Boutiquey options are great, i should know, I've got enough of them.. however, if you're not wanting to blow a wad, which is fair enough, get down to your local music store, line up a RAT, a fuzzface (dunlop is fine) and a current issue muff (which are quite well regarded).
Set the fuzz face up for a sound you like, ditto the muff.
Then tried to emulate the sounds with a rat.
There's a trick to this, treat the rat as a pedal with 2 distinct stages. Stage one is up to 2 o'clock on the gain knob. for e 2 oclock is where the compression happens. so before that it can sound loose and open. manipulate the (possibly most powerful tone control in the industry) until it sounds like the fuzz face or close.
After 2 o'clock it can compress and sustain drastically to the point where it sounds like a completely different pedal. set up the Muff (sustainy compressed fuzz) for a sound you like, get the gain in the right ballpark and manipulate the tone control again.
I swear you can get close as dammit for your audiences ears and for you as well. The RAT is massively overlooked as being a one trick pony. it really ain't. It's an extremely versatile pedal. just have to know how to make it do what you want. and like it's real world counterpart, they're everywhere and cost 60 quid.
One other thing, just my take on how the best way to run a fuzz works. either high gain on the pedal (i prefer just where compression kicks in because i like an open sound) into an amp on our just slightlly past the point of break up (power amp is best, but you can get good results with preamp grit), or as a booster with the roles basically reversed, pedal with the volume up high and the girt starting to come in from the gain control (or more, adjust to taste) and high gain on the amp.
I never thought fuzz pedals sound good into a clean channel, the sound fizzy and thin, i think they need to be interacting with a hot clipped signal in the amp itself.
There is the case of Gilmour.
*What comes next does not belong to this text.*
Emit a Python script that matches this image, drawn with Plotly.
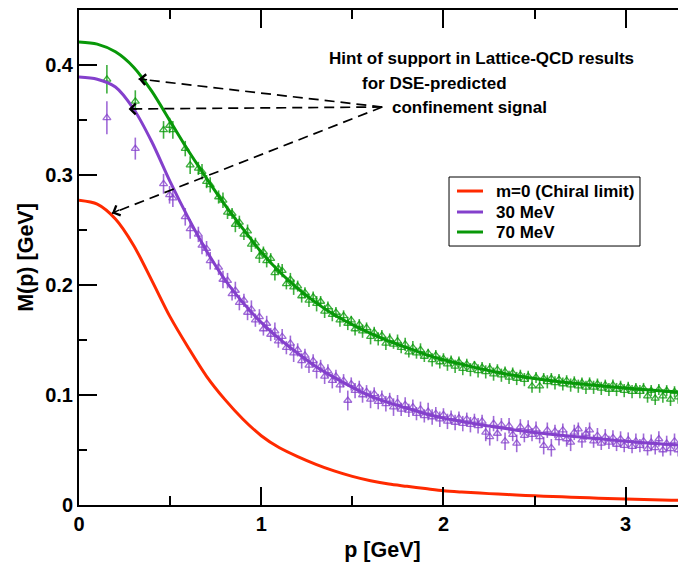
"""
Masse dynamique du quark M(p) : courbes DSE + points Lattice-QCD
"""

import plotly.graph_objects as go

# ─────────────────────────────────────────
# DONNEES
# ─────────────────────────────────────────

# courbes DSE (lues sur la figure, pas de 0.1 GeV)
curve_p = [0.0, 0.1, 0.2, 0.3, 0.4, 0.5, 0.6, 0.7, 0.8, 0.9, 1.0, 1.1, 1.2,
           1.3, 1.4, 1.5, 1.6, 1.7, 1.8, 1.9, 2.0, 2.1, 2.2, 2.3, 2.4,
           2.5, 2.6, 2.7, 2.8, 2.9, 3.0, 3.1, 3.2, 3.3, 3.4]
curve_chiral = [0.277, 0.2735, 0.260, 0.236, 0.204, 0.171, 0.143, 0.117, 0.096, 0.078, 0.063, 0.052, 0.044,
                0.037, 0.031, 0.026, 0.022, 0.019, 0.017, 0.015, 0.013, 0.0118, 0.0108, 0.0099, 0.0091,
                0.0084, 0.0077, 0.0071, 0.0065, 0.006, 0.0055, 0.005, 0.0046, 0.0042, 0.004]
curve_30 = [0.389, 0.387, 0.380, 0.360, 0.330, 0.294, 0.261, 0.231, 0.205, 0.184, 0.166, 0.151, 0.138,
            0.126, 0.116, 0.107, 0.099, 0.093, 0.088, 0.083, 0.079, 0.076, 0.073, 0.0705, 0.068,
            0.066, 0.064, 0.0625, 0.061, 0.0595, 0.058, 0.0567, 0.0555, 0.0543, 0.053]
curve_70 = [0.421, 0.419, 0.412, 0.398, 0.376, 0.349, 0.322, 0.297, 0.273, 0.251, 0.230, 0.212, 0.197,
            0.184, 0.173, 0.164, 0.156, 0.149, 0.143, 0.137, 0.132, 0.128, 0.124, 0.1205, 0.1175,
            0.115, 0.1128, 0.111, 0.1093, 0.1078, 0.1063, 0.105, 0.1037, 0.1025, 0.1013]

# points lattice (memes impulsions pour les deux masses)
lat_p = [
    0.153, 0.309, 0.464, 0.497, 0.515, 0.583, 0.610, 0.655, 0.675, 0.700, 0.720, 0.766, 0.790,
    0.815, 0.840, 0.858, 0.880, 0.905, 0.925, 0.946, 0.968, 0.990, 1.012,
    1.030, 1.052, 1.075, 1.094, 1.115, 1.138, 1.160, 1.178, 1.200, 1.222,
    1.240, 1.262, 1.285, 1.304, 1.326, 1.348, 1.366, 1.390, 1.410, 1.432,
    1.452, 1.475, 1.494, 1.515, 1.538, 1.556, 1.578, 1.600, 1.620, 1.642,
    1.662, 1.684, 1.705, 1.726, 1.748, 1.768, 1.790, 1.810, 1.832, 1.852,
    1.874, 1.895, 1.916, 1.938, 1.958, 1.980, 2.000, 2.022, 2.042, 2.064,
    2.085, 2.106, 2.128, 2.148, 2.170, 2.190, 2.212, 2.232, 2.254, 2.275,
    2.296, 2.318, 2.338, 2.360, 2.380, 2.402, 2.422, 2.444, 2.465, 2.486,
    2.508, 2.528, 2.550, 2.570, 2.592, 2.612, 2.634, 2.655, 2.676, 2.698,
    2.718, 2.740, 2.760, 2.782, 2.802, 2.824, 2.845, 2.866, 2.888, 2.908,
    2.930, 2.950, 2.972, 2.992, 3.014, 3.035, 3.056, 3.078, 3.098, 3.120,
    3.140, 3.162, 3.182, 3.204, 3.225, 3.246, 3.268, 3.288, 3.310, 3.330,
]

lat_70 = [
    0.387, 0.367, 0.341, 0.345, 0.341, 0.324, 0.309, 0.306, 0.303, 0.294, 0.291, 0.280, 0.277,
    0.266, 0.265, 0.255, 0.257, 0.246, 0.249, 0.237, 0.238, 0.226, 0.230,
    0.222, 0.224, 0.211, 0.215, 0.213, 0.201, 0.205, 0.198, 0.199, 0.190,
    0.193, 0.186, 0.189, 0.183, 0.185, 0.176, 0.180, 0.173, 0.175, 0.168,
    0.172, 0.165, 0.168, 0.160, 0.164, 0.158, 0.161, 0.153, 0.157, 0.151,
    0.154, 0.147, 0.151, 0.146, 0.149, 0.143, 0.146, 0.139, 0.143, 0.138,
    0.141, 0.135, 0.138, 0.132, 0.136, 0.130, 0.133, 0.128, 0.131, 0.126,
    0.130, 0.124, 0.128, 0.123, 0.127, 0.122, 0.125, 0.121, 0.124, 0.119,
    0.123, 0.118, 0.121, 0.116, 0.120, 0.115, 0.118, 0.114, 0.117, 0.108,
    0.116, 0.108, 0.115, 0.112, 0.115, 0.111, 0.114, 0.110, 0.113, 0.109,
    0.112, 0.108, 0.111, 0.107, 0.111, 0.107, 0.110, 0.106, 0.109, 0.105,
    0.109, 0.105, 0.108, 0.104, 0.107, 0.103, 0.106, 0.103, 0.106, 0.099,
    0.104, 0.097, 0.105, 0.099, 0.104, 0.096, 0.103, 0.098, 0.102, 0.097,
]
err_70 = [
    0.013, 0.010, 0.008, 0.007, 0.008, 0.007, 0.008, 0.006, 0.007, 0.006, 0.007, 0.006, 0.007,
    0.006, 0.005, 0.007, 0.006, 0.005, 0.006, 0.007, 0.005, 0.006, 0.005,
    0.006, 0.005, 0.007, 0.005, 0.006, 0.005, 0.006, 0.007, 0.005, 0.006,
    0.005, 0.006, 0.005, 0.007, 0.005, 0.006, 0.005, 0.006, 0.005, 0.006,
    0.005, 0.006, 0.004, 0.006, 0.005, 0.006, 0.005, 0.007, 0.005, 0.006,
    0.005, 0.006, 0.005, 0.004, 0.006, 0.005, 0.006, 0.005, 0.006, 0.005,
    0.006, 0.005, 0.004, 0.006, 0.005, 0.006, 0.005, 0.006, 0.005, 0.006,
    0.005, 0.006, 0.005, 0.006, 0.004, 0.006, 0.005, 0.006, 0.005, 0.006,
    0.005, 0.006, 0.005, 0.006, 0.005, 0.006, 0.005, 0.006, 0.005, 0.006,
    0.005, 0.006, 0.005, 0.006, 0.005, 0.006, 0.005, 0.006, 0.005, 0.006,
    0.005, 0.006, 0.005, 0.006, 0.005, 0.006, 0.005, 0.006, 0.005, 0.006,
    0.005, 0.006, 0.005, 0.006, 0.005, 0.006, 0.005, 0.006, 0.005, 0.006,
    0.005, 0.006, 0.005, 0.006, 0.005, 0.006, 0.005, 0.006, 0.005, 0.006,
]

lat_30 = [
    0.352, 0.324, 0.292, 0.282, 0.279, 0.262, 0.251, 0.246, 0.236, 0.233, 0.222, 0.216, 0.205,
    0.204, 0.192, 0.195, 0.184, 0.186, 0.175, 0.178, 0.168, 0.171, 0.160,
    0.165, 0.155, 0.158, 0.149, 0.153, 0.143, 0.147, 0.138, 0.141, 0.131,
    0.136, 0.127, 0.131, 0.123, 0.126, 0.117, 0.122, 0.113, 0.117, 0.109,
    0.113, 0.095, 0.110, 0.104, 0.107, 0.100, 0.103, 0.096, 0.101, 0.094,
    0.098, 0.092, 0.096, 0.089, 0.093, 0.087, 0.091, 0.086, 0.089, 0.083,
    0.087, 0.081, 0.085, 0.080, 0.083, 0.078, 0.082, 0.076, 0.080, 0.075,
    0.079, 0.074, 0.078, 0.073, 0.077, 0.072, 0.076, 0.066, 0.062, 0.074,
    0.065, 0.073, 0.058, 0.072, 0.064, 0.056, 0.071, 0.063, 0.070, 0.064,
    0.069, 0.062, 0.054, 0.068, 0.052, 0.067, 0.061, 0.068, 0.060, 0.057,
    0.066, 0.069, 0.059, 0.065, 0.068, 0.058, 0.063, 0.056, 0.062, 0.057,
    0.061, 0.055, 0.060, 0.054, 0.059, 0.053, 0.058, 0.054, 0.058, 0.051,
    0.057, 0.052, 0.060, 0.050, 0.056, 0.051, 0.058, 0.050, 0.055, 0.049,
]
err_30 = [
    0.015, 0.010, 0.009, 0.008, 0.008, 0.008, 0.009, 0.007, 0.008, 0.007, 0.008, 0.007, 0.008,
    0.007, 0.006, 0.008, 0.007, 0.006, 0.007, 0.008, 0.006, 0.007, 0.006,
    0.007, 0.006, 0.008, 0.006, 0.007, 0.006, 0.007, 0.008, 0.006, 0.007,
    0.006, 0.007, 0.006, 0.008, 0.006, 0.007, 0.006, 0.007, 0.006, 0.007,
    0.006, 0.009, 0.006, 0.007, 0.006, 0.007, 0.006, 0.008, 0.006, 0.007,
    0.006, 0.007, 0.006, 0.008, 0.007, 0.006, 0.007, 0.006, 0.007, 0.006,
    0.007, 0.006, 0.008, 0.007, 0.006, 0.007, 0.006, 0.007, 0.006, 0.007,
    0.006, 0.007, 0.006, 0.007, 0.006, 0.007, 0.006, 0.008, 0.008, 0.007,
    0.007, 0.006, 0.008, 0.007, 0.006, 0.008, 0.007, 0.006, 0.007, 0.006,
    0.007, 0.006, 0.008, 0.007, 0.008, 0.006, 0.007, 0.006, 0.007, 0.008,
    0.007, 0.006, 0.007, 0.006, 0.007, 0.006, 0.007, 0.006, 0.007, 0.006,
    0.007, 0.006, 0.007, 0.006, 0.007, 0.006, 0.007, 0.006, 0.007, 0.006,
    0.007, 0.006, 0.007, 0.006, 0.007, 0.006, 0.007, 0.006, 0.007, 0.006,
]

legend_labels = ["m=0 (Chiral limit)", "30 MeV", "70 MeV"]
note_lines = ["Hint of support in Lattice-QCD results",
              "for DSE-predicted",
              "confinement signal"]

# ─────────────────────────────────────────
# STYLE
# ─────────────────────────────────────────

FONT = "Liberation Sans"
RED = "#ff2a00"
PURPLE = "#8440cc"
GREEN = "#089808"
PURPLE_PTS = "rgba(132,64,204,0.78)"
GREEN_PTS = "rgba(8,152,8,0.78)"

# la page html ajoute ~8px de marge (body) : on compense dans la taille
FIG_W, FIG_H = 678, 560

# ─────────────────────────────────────────
# FIGURE
# ─────────────────────────────────────────

fig = go.Figure()

# points lattice (sous les courbes)
for vals, errs, col in [(lat_30, err_30, PURPLE_PTS), (lat_70, err_70, GREEN_PTS)]:
    fig.add_trace(go.Scatter(
        x=lat_p, y=vals, mode="markers",
        marker=dict(symbol="triangle-up-open", size=7, color=col, line=dict(width=1.3, color=col)),
        error_y=dict(type="data", array=errs, visible=True, width=0, thickness=1.6, color=col),
        showlegend=False, hoverinfo="skip",
    ))

# courbes DSE
curves = [(curve_chiral, RED, "y2"), (curve_30, PURPLE, "y"), (curve_70, GREEN, "y")]
for (vals, col, axis), name in zip(curves, legend_labels):
    fig.add_trace(go.Scatter(
        x=curve_p, y=vals, mode="lines", name=name, yaxis=axis,
        line=dict(color=col, width=3, shape="spline", smoothing=0.8),
        showlegend=False,
    ))

# legende dessinee a la main (boite compacte comme l'original)
fig.add_shape(type="rect", xref="paper", yref="paper", x0=0.6096, x1=0.9242, y0=0.5232, y1=0.6626,
              line=dict(color="black", width=1), fillcolor="white", layer="above")
for (vals, col, axis), name, ly in zip(curves, legend_labels, [0.6343, 0.5919, 0.5515]):
    fig.add_shape(type="line", xref="paper", yref="paper", x0=0.6227, x1=0.6656, y0=ly, y1=ly,
                  line=dict(color=col, width=3), layer="above")
    fig.add_annotation(x=0.6837, y=ly, xref="paper", yref="paper", text=name,
                       showarrow=False, xanchor="left", yanchor="middle",
                       font=dict(family=FONT, size=17, color="black", weight="bold"))

# fleches en pointilles vers le bas impulsion
tail = (1.664, 0.3618)
tips = [((0.327, 0.3873), 10, 1), ((0.272, 0.360), 10, 0), ((0.181, 0.2652), 9, -4)]
for (tx, ty), ax, ay in tips:
    fig.add_shape(type="line", x0=tail[0], y0=tail[1], x1=tx, y1=ty,
                  xref="x", yref="y", line=dict(color="black", width=1.7, dash="10px,6px"))
    fig.add_annotation(x=tx, y=ty, ax=ax, ay=ay, xref="x", yref="y",
                       showarrow=True, arrowhead=4, arrowsize=1.5, arrowwidth=1.4,
                       arrowcolor="black", text="")

# texte explicatif
for txt, px, py in zip(note_lines, [0.4086, 0.4629, 0.5124], [0.903, 0.8525, 0.804]):
    fig.add_annotation(x=px, y=py, xref="paper", yref="paper", text=txt,
                       showarrow=False, xanchor="left", yanchor="middle",
                       font=dict(family=FONT, size=17, color="black", weight="bold"))

tick_font = dict(family=FONT, size=20, color="black", weight="bold")
title_font = dict(family=FONT, size=21.5, color="black", weight="bold")

fig.update_layout(
    width=FIG_W, height=FIG_H,
    margin=dict(l=71, r=0, t=2, b=63),
    plot_bgcolor="white", paper_bgcolor="white",
    xaxis=dict(
        range=[0, 3.331], dtick=1, ticks="inside", ticklen=18, tickwidth=2,
        tickcolor="black", showline=True, linewidth=2, linecolor="black",
        mirror="ticks", showgrid=False, zeroline=False, tickfont=tick_font,
        minor=dict(dtick=0.5, ticks="inside", ticklen=9, tickwidth=2, tickcolor="black"),
        title=dict(text="p [GeV]", font=title_font, standoff=8),
        automargin=False,
    ),
    yaxis=dict(
        range=[0, 0.45], dtick=0.1, ticks="inside", ticklen=18, tickwidth=2,
        tickcolor="black", showline=True, linewidth=2, linecolor="black",
        showgrid=False, zeroline=False, tickfont=tick_font, tickformat=".1~f",
        minor=dict(dtick=0.05, ticks="inside", ticklen=8, tickwidth=2, tickcolor="black"),
        title=dict(text="M(p) [GeV]", font=title_font, standoff=6),
        automargin=False,
    ),
    yaxis2=dict(
        overlaying="y", side="right", range=[0, 0.45], dtick=0.1,
        ticks="inside", ticklen=6, tickwidth=2, tickcolor="black",
        showticklabels=False, showline=False, showgrid=False, zeroline=False,
        automargin=False,
    ),
    showlegend=False,
)

fig.write_html("out.html")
But he is the Gilmour an we can't sound like him anyway.. however in his case the muff is running into a butler tubedriver for tonal colouring and on into a hiwatt which has mighty amounts of headroom. so while in theory it is running into a clean amp, it's actually running into a cooking powersection which gives rise to the smooth almighty tones. That and his fingers are playing it. this also helps.